Hebbel am Ufer (HAU)

jan7_hebbel_img

© Studio Remco van Bladel, Scale model #4, Amsterdam 2014.
——

Initiated by Florian Malzacher, Jonas Staal and Joanna Warsza

With Artists of Rojava, Artists Association of Azawad (Mazou Ibrahim Touré & Moussa Ag Assarid),Center for Political Beauty (Fabian Eggers, John Kurtz & André Leipold), Chto Delat (Dmitry Vilensky),Concerned Artists of the Philippines (Lisa Ito), Forensic Architecture (Lorenzo Pezzani), Grupo Etcétera(Federico Zukerfeld & Loreto Garín), HudRada (Lada Nakonechna), Gulf Labor (Natascha Sadr Haghighian), Haben und Brauchen (Ina Wudtke & Inga Zimprich), Immigrant Movement International(Tania Bruguera), Institute for Human Activities (Renzo Martens), International Institute of Political Murder (Milo Rau), Jewish Renaissance Movement in Poland (Yael Bartana & Susanne Sachsse), PAF – Performing Arts Forum (Jan Ritsema), Office for Anti-Propaganda (Marina Naprushkina), Schoon Genoeg! (Matthijs de Bruijne), The Laboratory for Insurrectionary Imagination (John Jordan), The Silent University (Emily Fahlén & Ahmet Öğüt), WochenKlausur (Hannah Rosa Öllinger & Manfred Rainer) et al.

Chairs: Ekaterina Degot, Charles Esche, Vincent W.J. van Gerven Oei, Matteo Lucchetti, Marion von Osten and Margarita Tsomou


Artist Organisations International (AOI) brings together over 20 organizations, founded by artists, confronting the current crises in politics, economy, education, immigration and ecology. Artist Organisations International explores the current shift from temporary, precarious art projects to long-term structures of engagement built by artists. Which specific artistic values and political potential do such organizations have? How do they perform? And what could their concrete impact be in various political and social agendas?

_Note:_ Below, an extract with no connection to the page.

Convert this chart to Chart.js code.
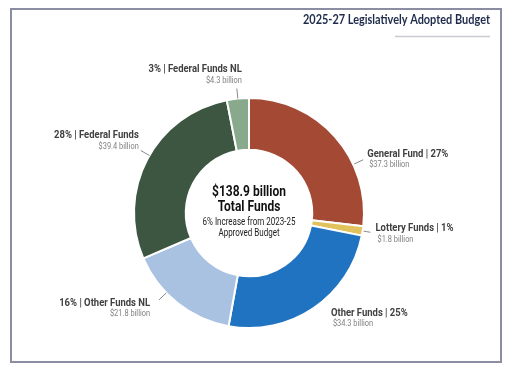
<!DOCTYPE html>
<html>
<head>
<title>2025-27 Legislatively Adopted Budget</title>
<script src="https://cdn.jsdelivr.net/npm/chart.js"></script>
<style>
    body { margin: 0; background: #fff; }
    .chart-wrap { position: relative; width: 518px; height: 378px; }
</style>
</head>
<body>
<div class="chart-wrap"><canvas id="budgetChart" width="518" height="378"></canvas></div>
<script>
// data
const categories = ['General Fund', 'Lottery Funds', 'Other Funds', 'Other Funds NL', 'Federal Funds', 'Federal Funds NL'];
const amounts = [37.3, 1.8, 34.3, 21.8, 39.4, 4.3];      // $ billion
const percents = [27, 1, 25, 16, 28, 3];
const sliceColors = ['#a44a34', '#e2c25c', '#1f73c0', '#aac2e2', '#3c5641', '#88a98b'];
const chartTitle = '2025-27 Legislatively Adopted Budget';
const centerLines = ['$138.9 billion', 'Total Funds', '6% Increase from 2023-25', 'Approved Budget'];

// label placement: leader angle (deg clockwise from top), leader radii offsets, text offset from leader end
const labelLayout = [
    { angle: 65, r1: 1, r2: 11, dx: 4, dy: -6, align: 'left' },
    { angle: null, r1: 1, r2: 8, dx: 5, dy: -4, align: 'left' },
    { angle: 140, r1: 0, r2: 0, dx: 8, dy: 12, align: 'left' },
    { angle: 226, r1: 0, r2: 10, dx: -9, dy: 3, align: 'right' },
    { angle: 300, r1: 0, r2: 10, dx: -2, dy: -15, align: 'right' },
    { angle: null, r1: 0, r2: 10, dx: 5, dy: -19, align: 'right' },
];

// no narrow font installed, so squeeze text horizontally
function squeezeText(ctx, text, x, y, align, sx) {
    ctx.save();
    ctx.translate(x, y);
    ctx.scale(sx, 1);
    ctx.textAlign = align;
    ctx.textBaseline = 'middle';
    ctx.fillText(text, 0, 0);
    ctx.restore();
}

const framePlugin = {
    id: 'frame',
    beforeDraw(chart) {
        const ctx = chart.ctx;
        ctx.save();
        ctx.fillStyle = '#fff';
        ctx.fillRect(0, 0, chart.width, chart.height);
        ctx.strokeStyle = '#8b8da3';
        ctx.lineWidth = 2;
        ctx.strokeRect(11, 9, 490, 353);
        ctx.fillStyle = '#1e2b4b';
        ctx.font = 'bold 12.5px Lato, sans-serif';
        squeezeText(ctx, chartTitle, 490, 20, 'right', 0.875);
        ctx.strokeStyle = '#c9cbd3';
        ctx.lineWidth = 1.5;
        ctx.beginPath();
        ctx.moveTo(395, 36.5);
        ctx.lineTo(490, 36.5);
        ctx.stroke();
        ctx.restore();
    }
};

const labelPlugin = {
    id: 'sliceLabels',
    afterDraw(chart) {
        const ctx = chart.ctx;
        const arcs = chart.getDatasetMeta(0).data;
        ctx.save();
        arcs.forEach((arc, i) => {
            const lay = labelLayout[i];
            const mid = (arc.startAngle + arc.endAngle) / 2;
            const a = lay.angle === null ? mid : (lay.angle - 90) * Math.PI / 180;
            const R = arc.outerRadius;
            const x1 = arc.x + Math.cos(a) * (R + lay.r1), y1 = arc.y + Math.sin(a) * (R + lay.r1);
            const x2 = arc.x + Math.cos(a) * (R + lay.r2), y2 = arc.y + Math.sin(a) * (R + lay.r2);
            if (lay.r2 > lay.r1) {
                ctx.strokeStyle = '#8a8a8a';
                ctx.lineWidth = 1;
                ctx.beginPath();
                ctx.moveTo(x1, y1);
                ctx.lineTo(x2, y2);
                ctx.stroke();
            }
            const tx = x2 + lay.dx, ty = y2 + lay.dy;
            const head = lay.align === 'left'
                ? categories[i] + ' | ' + percents[i] + '%'
                : percents[i] + '% | ' + categories[i];
            ctx.fillStyle = '#404040';
            ctx.font = 'bold 11px Roboto, sans-serif';
            squeezeText(ctx, head, tx, ty, lay.align, 0.86);
            ctx.fillStyle = '#808080';
            ctx.font = '9.5px Roboto, sans-serif';
            squeezeText(ctx, '$' + amounts[i].toFixed(1) + ' billion', tx + (lay.align === 'left' ? 2 : 0), ty + 11, lay.align, 0.78);
        });

        // center text
        const cx = arcs[0].x, cy = arcs[0].y;
        ctx.fillStyle = '#111';
        ctx.font = 'bold 15px Roboto, sans-serif';
        squeezeText(ctx, centerLines[0], cx, cy - 21, 'center', 0.8);
        squeezeText(ctx, centerLines[1], cx, cy - 6, 'center', 0.8);
        ctx.fillStyle = '#222';
        ctx.font = '10px Roboto, sans-serif';
        squeezeText(ctx, centerLines[2], cx, cy + 9, 'center', 0.8);
        squeezeText(ctx, centerLines[3], cx, cy + 20, 'center', 0.8);
        ctx.restore();
    }
};

new Chart(document.getElementById('budgetChart'), {
    type: 'doughnut',
    data: {
        labels: categories,
        datasets: [{
            data: amounts,
            backgroundColor: sliceColors,
            borderColor: '#ffffff',
            borderWidth: 2,
        }]
    },
    options: {
        responsive: false,
        animation: false,
        cutout: '55%',
        layout: { padding: { left: 133, right: 153, top: 97, bottom: 49 } },
        plugins: {
            legend: { display: false },
            tooltip: { enabled: false }
        }
    },
    plugins: [framePlugin, labelPlugin]
});
</script>
</body>
</html>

The economic crises, the global erosion of civil rights and the massive rise of social movements have demanded new models of structural participation from politically engaged artists. The shift from the working model of the project to that of the organisation no longer reduces artistic engagement to the singular figure of the author and expands its scope and influence—for example by seeking larger alliances with or creating new forms of educational and community structures, non-parliamentary groups, liberation movements, unions or even political parties.

While some artists primarily use the concept of an organisation or institution as an artistic form (or perhaps as a metaphor) which serves their artistic vision most properly, for others organisational structures are the necessary means to realize specific political objectives. The invited artist organisations operate as actual organizations—and at the same time they are often works of art themselves or use the possibilities of an artwork by stressing categories such as visual literacy of re-presentation and transformation. They all connect—with different emphasis—symbolic practice and structural effect.

Working collectively has become the paradigm of artistic practice in the last decade. Choosing the form of an organisation is an expression of the longing for more sustainability and resilience, while on the other hand it maintains the performative notion of change and subversion: artist organizations are living organisms that permanently challenge power. Artist Organisations International introduces an array of those strategies as modes of resistance, emancipation and (self-)governance. By seeking new alliances Artist Organisations International aims to contribute to the strengthening of ties and collaboration between different artist organisations worldwide.